Judd: From the guy who taught you how to read. It hit me hard….But the fact he wanted my ideas was important. I realized Adam Sandler was really fun to watch and be around and I knew I wasn’t like him. I was just a normal guy with some good lines.
Empire: You’ve now worked together many times, but This Is 40 was the first time Leslie was the lead. How was that different?
Leslie: It was just more tiring, but he protected me from all the stresses from the outside world. I don’t know what the budget is or what the politics were. It was just a safe world for all the actors. I was so grateful for that. Thank you, honey. I kind of like you a little bit more again.
Judd: See, we’ve gone full circle. She hated me and then she likes me again. This is my day. This is my life.

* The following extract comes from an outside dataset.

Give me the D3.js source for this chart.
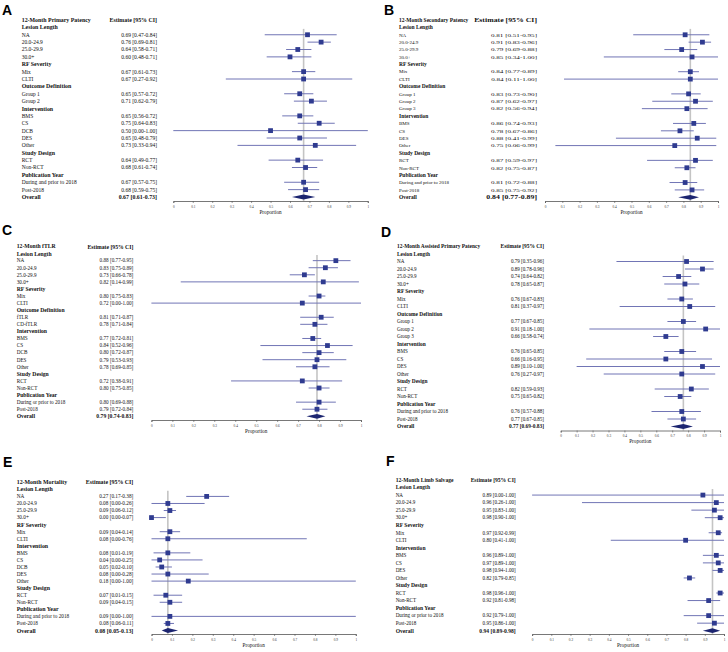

This interview was conducted by Olly Richards and originally appeared in the March 2013 edition of Empire magazine.
LOUIS C.K.
(2014)
Louis C.K. is one of those people who are so brilliant and funny and uncompromising that sometimes I need to avoid their work. When I was writing This Is 40, I made a point to never
watch his TV show because I was aware that it was, on one level, about a middle-aged guy with two daughters, and if I watched it, and loved it, I would probably feel like there was no need for me to make my movie. (Only after I locked my film did I go and binge-watch it. I couldn’t love it more.) I also make a point of not watching too much of his stand-up, because he’s so prolific and covers so much ground. Watching him makes me feel like there’s nothing left to talk about, and that everything has already been done, as well as it can be done, by Louis. He has raised the bar for all of us.
It is worth noting that we conducted this interview in Louis’s kitchen in New York City and, as we spoke, he made me a delicious dinner of steak and beans. For a moment, I felt like I was one of his kids, and I came away thinking, They have a pretty good situation there.
Judd Apatow: I was reading an article about you recently and I saw that you had an experience a little like mine—as a kid, I worked at a radio station, and you, somebody got you a job at a TV station?
Louis C.K.: Yeah.
Judd: I had a guy like that, too. He ran the high school radio station and treated us like adults. He was the cool guy. He would curse and he went to NYU with Martin Scorsese and taught film at the high school and he made me think that you could do anything, even as a little kid. So I had a radio show and interviewed all these comics. And I’m wondering what that was like for you to have this teacher who said, I’m going to hook this kid up.
Louis: In junior high school, I did nothing but drugs. I got in trouble all the time. I was a messed-up kid. And then in my first year of high school, I stopped all that and became a good student, but the problem was, by then, all my friends from junior high school had dropped out—like, every one of them. Five of my friends dropped out of high school after one year. And there was this kid Neil who lived a block from the high school and everybody would be there, at his house, partying every day—from nine in the morning, when his parents left for work.
Judd: Where did Neil’s parents think the kids were?
Louis: They couldn’t control it. Both parents worked. I mean, everybody I knew was getting high and nobody could do anything about it.